Egregio dott. Galimberti,
ho appena letto la lettera di Enrica Mascoli e la Sua risposta e non so
perché mi è venuto in mente di definire un qualche concetto di "normalità".
La nostra società, tutti i nostri parametri cognitivi si basano, che lo si
voglia o no, che lo si confessi o meno, su un concetto "standard" di
normalità: alzarsi tutte le mattine, fare colazione, provvedere all'igiene
personale, prendere l'auto o i mezzi pubblici, andare al lavoro, parlare coi
colleghi, coi collaboratori o coi compagni, svolgere il nostro compito per
cui si viene retribuiti, pranzare in qualche modo, ricominciare e/o a
seconda degli orari, tornare a casa. Riposino? TV? Spesa? Moglie e/o marito
cui dedicare qualche affettuosità e/o qualche parola e riceverne, forse, in
cambio altrettanti e così valga per eventuali figli.

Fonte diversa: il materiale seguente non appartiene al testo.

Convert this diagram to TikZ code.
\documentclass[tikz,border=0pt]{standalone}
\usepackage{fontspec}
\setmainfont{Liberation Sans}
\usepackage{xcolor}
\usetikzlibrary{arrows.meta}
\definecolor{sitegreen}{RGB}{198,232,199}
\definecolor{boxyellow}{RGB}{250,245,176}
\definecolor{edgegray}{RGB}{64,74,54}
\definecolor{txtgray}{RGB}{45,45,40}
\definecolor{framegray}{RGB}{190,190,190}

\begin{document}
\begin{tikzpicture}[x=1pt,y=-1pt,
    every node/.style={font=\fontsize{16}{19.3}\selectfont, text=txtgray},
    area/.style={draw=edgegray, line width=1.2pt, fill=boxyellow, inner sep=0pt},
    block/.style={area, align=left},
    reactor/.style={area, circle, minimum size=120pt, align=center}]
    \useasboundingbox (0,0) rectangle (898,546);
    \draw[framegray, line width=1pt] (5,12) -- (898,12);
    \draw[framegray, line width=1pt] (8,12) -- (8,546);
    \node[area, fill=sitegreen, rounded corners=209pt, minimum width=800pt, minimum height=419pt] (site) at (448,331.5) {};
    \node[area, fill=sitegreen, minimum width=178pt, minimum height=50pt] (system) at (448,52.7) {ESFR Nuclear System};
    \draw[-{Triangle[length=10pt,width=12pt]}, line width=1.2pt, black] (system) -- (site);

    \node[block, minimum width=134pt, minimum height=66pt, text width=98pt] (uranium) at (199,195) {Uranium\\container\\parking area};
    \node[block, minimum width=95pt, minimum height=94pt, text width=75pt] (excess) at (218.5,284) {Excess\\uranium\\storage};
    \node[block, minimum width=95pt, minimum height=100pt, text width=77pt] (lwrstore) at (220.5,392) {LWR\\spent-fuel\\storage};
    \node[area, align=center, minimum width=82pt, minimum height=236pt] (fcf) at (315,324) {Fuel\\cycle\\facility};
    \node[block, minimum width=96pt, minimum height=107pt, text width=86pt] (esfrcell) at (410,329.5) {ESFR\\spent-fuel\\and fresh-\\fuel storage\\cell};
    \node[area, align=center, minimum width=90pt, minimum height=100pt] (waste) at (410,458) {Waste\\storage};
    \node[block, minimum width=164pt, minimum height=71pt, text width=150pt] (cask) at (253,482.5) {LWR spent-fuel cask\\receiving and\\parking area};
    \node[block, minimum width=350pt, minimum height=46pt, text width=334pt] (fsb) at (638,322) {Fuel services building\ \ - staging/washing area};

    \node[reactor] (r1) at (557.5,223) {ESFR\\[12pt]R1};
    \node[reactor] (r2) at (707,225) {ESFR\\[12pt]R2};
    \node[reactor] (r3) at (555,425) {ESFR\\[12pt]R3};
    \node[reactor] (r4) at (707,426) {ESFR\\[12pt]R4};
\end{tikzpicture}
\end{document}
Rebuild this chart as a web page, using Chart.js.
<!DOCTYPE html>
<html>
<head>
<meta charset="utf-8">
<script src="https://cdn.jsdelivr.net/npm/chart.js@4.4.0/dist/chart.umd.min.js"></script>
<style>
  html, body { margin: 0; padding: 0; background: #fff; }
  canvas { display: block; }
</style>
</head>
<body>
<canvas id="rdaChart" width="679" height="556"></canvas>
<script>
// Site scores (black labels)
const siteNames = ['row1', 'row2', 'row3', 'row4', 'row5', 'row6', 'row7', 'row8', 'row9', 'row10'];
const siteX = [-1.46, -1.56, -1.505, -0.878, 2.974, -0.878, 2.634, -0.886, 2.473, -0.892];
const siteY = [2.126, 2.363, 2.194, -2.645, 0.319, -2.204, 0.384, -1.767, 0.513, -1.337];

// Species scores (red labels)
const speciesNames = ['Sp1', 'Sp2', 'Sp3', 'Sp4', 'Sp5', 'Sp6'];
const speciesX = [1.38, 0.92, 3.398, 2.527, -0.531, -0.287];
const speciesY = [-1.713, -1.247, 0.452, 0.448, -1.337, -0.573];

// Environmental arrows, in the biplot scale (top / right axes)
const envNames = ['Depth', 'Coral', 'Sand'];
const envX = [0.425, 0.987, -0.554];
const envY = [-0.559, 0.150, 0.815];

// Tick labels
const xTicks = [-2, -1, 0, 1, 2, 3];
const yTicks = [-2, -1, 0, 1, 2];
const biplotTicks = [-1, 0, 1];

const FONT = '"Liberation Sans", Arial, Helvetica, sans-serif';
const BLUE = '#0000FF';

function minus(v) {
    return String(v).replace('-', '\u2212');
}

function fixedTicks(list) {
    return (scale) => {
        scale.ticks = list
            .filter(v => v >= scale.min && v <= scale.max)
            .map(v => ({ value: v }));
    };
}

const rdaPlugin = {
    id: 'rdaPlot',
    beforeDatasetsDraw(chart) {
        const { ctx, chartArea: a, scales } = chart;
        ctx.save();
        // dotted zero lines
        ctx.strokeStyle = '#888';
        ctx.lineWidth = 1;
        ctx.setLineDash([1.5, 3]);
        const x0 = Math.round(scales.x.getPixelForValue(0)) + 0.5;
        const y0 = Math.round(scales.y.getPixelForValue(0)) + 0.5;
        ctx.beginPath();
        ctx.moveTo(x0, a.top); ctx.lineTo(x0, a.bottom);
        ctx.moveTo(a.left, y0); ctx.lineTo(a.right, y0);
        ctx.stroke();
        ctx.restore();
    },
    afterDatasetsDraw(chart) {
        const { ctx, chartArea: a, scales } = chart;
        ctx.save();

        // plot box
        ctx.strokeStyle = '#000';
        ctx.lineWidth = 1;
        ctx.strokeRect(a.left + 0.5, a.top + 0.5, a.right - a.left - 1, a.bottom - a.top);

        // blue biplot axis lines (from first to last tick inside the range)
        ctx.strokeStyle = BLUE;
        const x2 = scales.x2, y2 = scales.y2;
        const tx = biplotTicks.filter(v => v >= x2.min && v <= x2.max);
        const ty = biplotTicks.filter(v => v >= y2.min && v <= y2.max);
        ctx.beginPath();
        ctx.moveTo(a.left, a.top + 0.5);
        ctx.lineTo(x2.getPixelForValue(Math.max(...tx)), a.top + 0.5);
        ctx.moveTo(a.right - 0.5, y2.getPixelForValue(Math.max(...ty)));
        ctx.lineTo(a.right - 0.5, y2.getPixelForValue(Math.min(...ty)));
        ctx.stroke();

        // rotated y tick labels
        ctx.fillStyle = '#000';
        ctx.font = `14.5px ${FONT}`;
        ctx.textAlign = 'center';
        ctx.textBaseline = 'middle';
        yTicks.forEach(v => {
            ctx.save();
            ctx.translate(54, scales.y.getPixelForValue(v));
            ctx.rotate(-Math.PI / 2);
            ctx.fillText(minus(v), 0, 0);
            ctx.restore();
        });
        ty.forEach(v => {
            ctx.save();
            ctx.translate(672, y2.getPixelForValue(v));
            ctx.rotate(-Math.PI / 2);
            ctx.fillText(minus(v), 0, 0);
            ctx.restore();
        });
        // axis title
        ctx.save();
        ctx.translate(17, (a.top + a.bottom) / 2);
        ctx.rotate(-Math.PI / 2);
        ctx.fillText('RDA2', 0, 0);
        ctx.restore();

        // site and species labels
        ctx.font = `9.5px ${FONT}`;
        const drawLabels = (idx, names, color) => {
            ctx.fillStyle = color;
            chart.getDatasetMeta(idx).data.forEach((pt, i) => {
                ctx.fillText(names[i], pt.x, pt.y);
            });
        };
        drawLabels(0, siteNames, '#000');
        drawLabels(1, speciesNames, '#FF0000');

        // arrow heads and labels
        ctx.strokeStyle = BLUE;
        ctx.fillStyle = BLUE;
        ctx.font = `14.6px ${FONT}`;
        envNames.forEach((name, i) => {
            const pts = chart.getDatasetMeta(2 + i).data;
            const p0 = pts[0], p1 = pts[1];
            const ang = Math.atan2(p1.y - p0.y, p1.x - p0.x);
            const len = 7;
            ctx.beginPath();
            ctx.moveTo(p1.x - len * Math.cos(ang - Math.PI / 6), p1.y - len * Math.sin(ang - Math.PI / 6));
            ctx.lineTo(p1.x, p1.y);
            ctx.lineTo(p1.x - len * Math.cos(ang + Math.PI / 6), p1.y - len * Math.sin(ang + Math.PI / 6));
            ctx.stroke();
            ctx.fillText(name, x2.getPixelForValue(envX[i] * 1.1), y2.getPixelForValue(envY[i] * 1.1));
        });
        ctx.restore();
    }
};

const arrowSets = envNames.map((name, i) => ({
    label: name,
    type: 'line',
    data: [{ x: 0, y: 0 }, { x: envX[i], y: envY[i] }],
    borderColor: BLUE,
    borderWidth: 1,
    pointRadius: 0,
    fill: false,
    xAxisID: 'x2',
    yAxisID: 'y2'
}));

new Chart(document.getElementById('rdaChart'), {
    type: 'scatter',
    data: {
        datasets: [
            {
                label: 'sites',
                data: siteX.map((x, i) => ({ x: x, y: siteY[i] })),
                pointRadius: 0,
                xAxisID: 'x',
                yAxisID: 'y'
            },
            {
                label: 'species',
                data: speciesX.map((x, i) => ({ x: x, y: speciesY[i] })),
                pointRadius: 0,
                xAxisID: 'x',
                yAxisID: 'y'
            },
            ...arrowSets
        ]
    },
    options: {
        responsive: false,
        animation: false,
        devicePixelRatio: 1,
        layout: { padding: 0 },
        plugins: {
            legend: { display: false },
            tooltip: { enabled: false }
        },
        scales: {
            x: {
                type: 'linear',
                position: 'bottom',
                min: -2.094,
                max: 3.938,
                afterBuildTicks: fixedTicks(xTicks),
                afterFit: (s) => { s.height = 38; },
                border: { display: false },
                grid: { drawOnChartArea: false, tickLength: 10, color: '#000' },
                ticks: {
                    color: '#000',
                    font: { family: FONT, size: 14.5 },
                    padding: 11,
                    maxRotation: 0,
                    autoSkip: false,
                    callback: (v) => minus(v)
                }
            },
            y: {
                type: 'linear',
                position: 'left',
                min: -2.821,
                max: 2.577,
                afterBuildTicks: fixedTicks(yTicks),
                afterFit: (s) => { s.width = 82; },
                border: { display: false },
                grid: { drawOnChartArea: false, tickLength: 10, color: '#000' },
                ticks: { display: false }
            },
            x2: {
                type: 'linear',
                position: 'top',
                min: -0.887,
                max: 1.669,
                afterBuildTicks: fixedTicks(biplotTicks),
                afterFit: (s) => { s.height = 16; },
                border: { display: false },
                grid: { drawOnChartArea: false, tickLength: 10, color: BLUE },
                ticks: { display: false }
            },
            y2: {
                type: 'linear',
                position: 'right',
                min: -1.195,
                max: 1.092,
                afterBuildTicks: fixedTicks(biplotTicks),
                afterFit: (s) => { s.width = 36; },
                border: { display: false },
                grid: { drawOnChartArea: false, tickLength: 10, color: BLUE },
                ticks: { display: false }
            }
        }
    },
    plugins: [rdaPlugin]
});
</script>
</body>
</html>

TV, Cena e/o viceversa.
A letto a riposarsi o ad esplicare quelle attività che la fisiologia e/o
l'amore e/o l'affetto e/o il dovere ci impongono. Domani è un'altro giorno.
Beh questo è o non è il paradigma ideale della normalità?
Mi ricordo una bellissima posesia che Vittorio Gassman recitava parecchi
anni fa. Mi pare che avesse per titolo "Non vorrei crepare". Mi ricordo un
verso "le voraci scimmie dal sedere nudo" che faceva parte di un lungo
elenco di cosa da poter provare e vedere prima di tirare le cuoia. Ed era
un'elenco che prescindeva totalmente dal nostro "ordinario" concetto di
"normalità". Che fosse un desiderio di follia e di fuga da un simile orrore
quotidiano?
La ringrazio per la cortese eventuale attenzione e La saluto cordialmente.